Indian parents move from Mumbai to London, and raise their kids to speak Hindi and appreciate the cultural traditions of their parents (in Mumbai girls learn kathak, in Chennai it would be bharatanatyam). But their kids are also fully British, and listen to R&B and hiphop music, which excited them in ways that kathak doesn't. You end up with this group of kids that move fluently between the two worlds, a cultural group that is something completely new.
This lesson was driven home in the last element of the piece. Gauri's 7 year old daughter Isha walked confidently out from backstage, clutching a wireless microphone as long as her forearm. She was dressed in a white hooded sweatshirt and took her place right in the middle of the stage, between Shlomo and Bellatrix, and between the two halves of the kathak choir. The choir finished its last pattern and Isha took over, confidently reciting a couple lines of poetry in Hindi that flowed right into a couple bars of her beatboxing. It was the perfect ending.
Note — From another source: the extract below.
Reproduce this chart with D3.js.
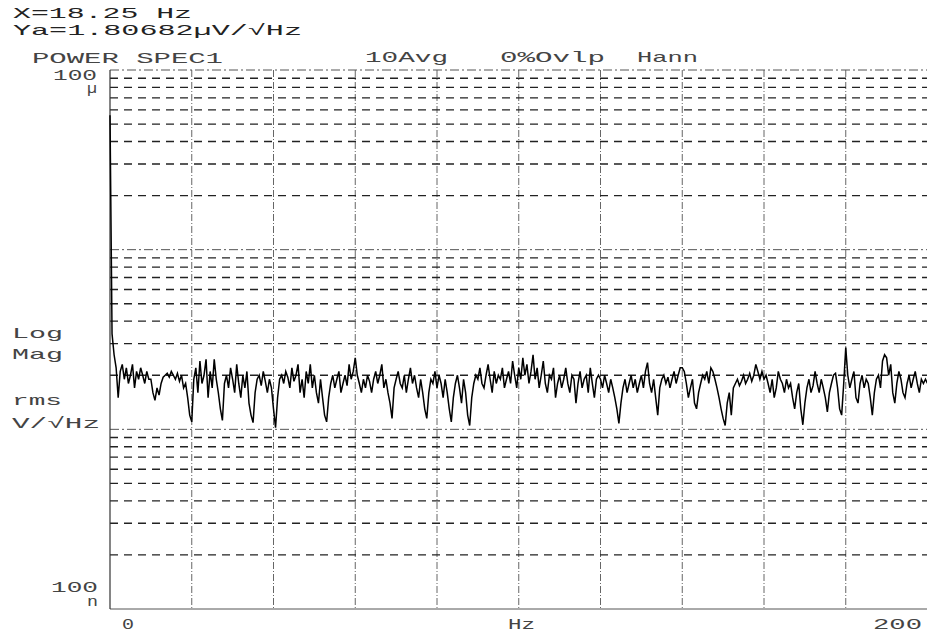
<!DOCTYPE html>
<meta charset="utf-8">
<style>
  body { margin: 0; background: #fff; }
  text { font-family: "Liberation Mono", "DejaVu Sans Mono", monospace; font-size: 15px; fill: #222; }
  text.light { fill: #444; }
</style>
<svg width="927" height="634"></svg>
<script src="https://d3js.org/d3.v7.min.js"></script>
<script>

// spectrum, 0..200 Hz in 0.5 Hz steps, values in uV/rtHz
var spectrum = [
  56, 3.4, 2.6, 2.2, 1.5, 2.1, 2.3, 1.9, 2.2, 1.8, 2.0, 2.3, 1.7, 2.1, 1.9, 2.2, 2.0, 1.8, 2.1, 1.9,
  1.9, 1.6, 1.45, 1.7, 1.55, 1.8, 1.95, 2.0, 2.05, 1.95, 2.1, 2.0, 1.9, 2.05, 1.85, 2.0, 1.7, 1.8, 1.5, 1.2,
  1.1, 1.9, 2.2, 1.6, 2.4, 1.8, 2.0, 2.45, 1.5, 2.1, 1.7, 2.45, 1.9, 1.6, 1.3, 1.12, 1.8, 2.0, 1.7, 2.2,
  1.9, 1.6, 2.3, 1.8, 1.5, 2.0, 1.7, 2.1, 1.4, 1.2, 1.09, 1.6, 1.9, 2.0, 1.75, 2.1, 1.85, 1.6, 1.9, 1.7,
  1.3, 1.02, 1.5, 1.9, 2.0, 1.8, 2.1, 1.95, 1.7, 2.2, 1.85, 2.0, 2.3, 1.6, 1.9, 1.5, 2.1, 1.8, 2.3, 1.7,
  2.0, 1.6, 1.4, 1.9, 1.5, 1.2, 1.1, 1.5, 1.8, 2.0, 1.7, 1.9, 2.1, 1.6, 1.8, 2.0, 1.75, 2.3, 1.9, 2.1,
  2.5, 2.0, 1.8, 1.6, 1.9, 1.7, 2.0, 1.85, 1.6, 1.9, 2.1, 1.8, 2.0, 2.3, 1.7, 1.9, 1.6, 1.4, 1.15, 1.7,
  1.9, 2.1, 1.8, 1.7, 2.0, 1.6, 1.9, 2.2, 1.8, 2.0, 1.7, 1.5, 1.9, 1.6, 1.3, 1.15, 1.6, 1.9, 1.8, 2.1,
  1.7, 2.0, 1.8, 1.5, 1.9, 1.6, 1.3, 1.1, 1.5, 1.8, 2.0, 1.7, 1.4, 1.9, 1.6, 1.2, 1.05, 1.5, 1.8, 2.0,
  1.9, 2.2, 1.8, 1.7, 2.0, 2.3, 1.9, 1.6, 2.1, 1.8, 2.0, 1.9, 2.2, 1.7, 1.9, 2.1, 1.8, 2.4, 2.0, 1.7,
  2.2, 1.9, 2.5, 2.0, 2.3, 1.8, 2.1, 2.6, 1.9, 2.2, 1.7, 2.0, 2.4, 1.8, 1.6, 2.0, 1.9, 2.2, 1.5, 1.8,
  2.0, 1.7, 1.9, 2.2, 1.8, 1.6, 2.0, 1.9, 1.4, 1.8, 2.1, 1.7, 1.9, 2.0, 1.6, 2.2, 1.8, 1.5, 1.9, 2.0,
  1.9, 1.7, 2.0, 1.8, 1.6, 1.9, 1.7, 1.5, 1.3, 1.08, 1.4, 1.7, 1.9, 1.6, 1.8, 2.0, 1.7, 1.9, 1.6, 1.8,
  2.0, 1.7, 2.1, 2.35, 1.8, 1.6, 1.9, 1.5, 1.2, 1.7, 1.9, 2.0, 1.8, 1.95, 1.7, 1.9, 2.1, 1.8, 2.0, 2.2,
  2.2, 2.1, 1.8, 1.5, 1.7, 1.9, 1.4, 1.3, 1.6, 1.8, 2.0, 1.9, 2.1, 1.8, 2.2, 2.1, 1.9, 1.7, 1.5, 1.3,
  1.15, 1.05, 1.4, 1.6, 1.2, 1.7, 1.8, 1.9, 1.75, 1.85, 2.0, 1.8, 1.9, 2.05, 1.85, 2.0, 2.3, 2.1, 1.9, 2.1,
  1.9, 2.0, 1.8, 1.6, 1.9, 1.5, 1.7, 2.1, 1.9, 1.8, 1.6, 1.9, 1.7, 1.8, 1.5, 1.3, 1.6, 1.8, 1.3, 1.06,
  1.4, 1.7, 1.9, 1.6, 1.75, 2.1, 1.8, 1.6, 1.9, 1.7, 1.5, 1.25, 1.6, 1.8, 2.0, 2.05, 1.7, 1.3, 1.2, 1.8,
  2.85, 2.0, 1.7, 1.9, 2.1, 1.5, 1.4, 1.8, 2.0, 1.7, 1.9, 1.8, 1.5, 1.2, 1.6, 1.9, 2.0, 1.7, 2.4, 2.6,
  2.5, 2.0, 2.3, 1.6, 1.4, 1.8, 2.1, 1.9, 1.6, 1.5, 1.8, 2.0, 1.7, 1.9, 2.1, 1.8, 1.6, 1.9, 1.8, 1.9, 1.8
]
var freqStep = 0.5
var decades = [1e-7, 1e-6, 1e-5, 1e-4]

// header and label texts: [text, x, baseline y, width, class]
var headerTexts = [
  ["X=18.25 Hz", 13, 18, 179, ""],
  ["Ya=1.80682\u00b5V/\u221aHz", 13, 35, 289, ""],
  ["POWER SPEC1", 32, 63, 191, "light"],
  ["10Avg", 365, 62, 83, "light"],
  ["0%Ovlp", 500, 62, 105, "light"],
  ["Hann", 637, 62, 61, "light"]
]
var sideTexts = [
  ["100", 53, 80, 44, "light"],
  ["\u00b5", 87, 93, 10, "light"],
  ["Log", 12, 338, 51, "light"],
  ["Mag", 12, 359, 51, "light"],
  ["rms", 12, 405, 50, "light"],
  ["V/\u221aHz", 12, 428, 88, "light"],
  ["100", 51, 592, 47, "light"],
  ["n", 87, 606, 11, "light"]
]
var xTickLabels = [
  ["0", 122, 629, 12, "light"],
  ["Hz", 508, 629, 27, "light"],
  ["200", 873, 629, 49, "light"]
]

var svg = d3.select("svg")

var x = d3.scaleLinear().domain([0, 200]).range([110, 927.5])
var y = d3.scaleLog().domain([1e-7, 1e-4]).range([609, 70])

var grid = svg.append("g")

// vertical grid lines
grid.selectAll("line.v")
  .data(x.ticks(10).slice(1))
  .enter().append("line")
    .attr("x1", d => x(d)).attr("x2", d => x(d))
    .attr("y1", y(1e-4)).attr("y2", y(1e-7))
    .attr("stroke", "#666")
    .attr("stroke-width", 1)
    .attr("stroke-dasharray", "7,2,1,2")

// minor horizontal lines, 2..9 in each decade
var minors = []
decades.slice(0, 3).forEach(function(d) {
  for (var k = 2; k <= 9; k++) minors.push(d * k)
})
grid.selectAll("line.minor")
  .data(minors)
  .enter().append("line")
    .attr("x1", x(0)).attr("x2", x(200))
    .attr("y1", d => y(d)).attr("y2", d => y(d))
    .attr("stroke", "#222")
    .attr("stroke-width", 1.4)
    .attr("stroke-dasharray", "8,6")

// decade lines
grid.selectAll("line.decade")
  .data(decades)
  .enter().append("line")
    .attr("x1", x(0)).attr("x2", x(200))
    .attr("y1", d => y(d)).attr("y2", d => y(d))
    .attr("stroke", "#555")
    .attr("stroke-width", 1)
    .attr("stroke-dasharray", d => d === 1e-7 ? null : "9,3,2,3")

// left axis
svg.append("line")
  .attr("x1", x(0)).attr("x2", x(0))
  .attr("y1", y(1e-4)).attr("y2", y(1e-7))
  .attr("stroke", "#333").attr("stroke-width", 1.2)

// trace
var line = d3.line()
  .x((d, i) => x(i * freqStep))
  .y(d => y(d * 1e-6))

svg.append("path")
  .datum(spectrum)
  .attr("d", line)
  .attr("fill", "none")
  .attr("stroke", "#000")
  .attr("stroke-width", 1.5)

function addTexts(list) {
  svg.append("g").selectAll("text")
    .data(list)
    .enter().append("text")
      .attr("class", d => d[4])
      .attr("x", d => d[1])
      .attr("y", d => d[2])
      .attr("textLength", d => d[3])
      .attr("lengthAdjust", "spacingAndGlyphs")
      .text(d => d[0])
}
addTexts(headerTexts)
addTexts(sideTexts)
addTexts(xTickLabels)

</script>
The concert itself ended in similar style, with Susheela Raman wailing out a cover of Dolly Parton's Jolene, accompanied by guitar, tabla, sarod, cajon, two beatboxers, and kathak rhythms. It was a rollicking, improvised jam (two of the musicians had to be pulled out of the audience and sent backstage to unpack their instruments for it) that went on for at least 10 minutes, and left the audience still wanting more.
All in all, the evening was incredible to witness. Not everything was polished, and you could see the performers feeling out the music as they went along. However, it was completely fresh. As an audience, we were taken along with musicians who said to us, "We don't know if this will work, but let's give it a shot." The fact that it worked so well in so many places was icing on the cake.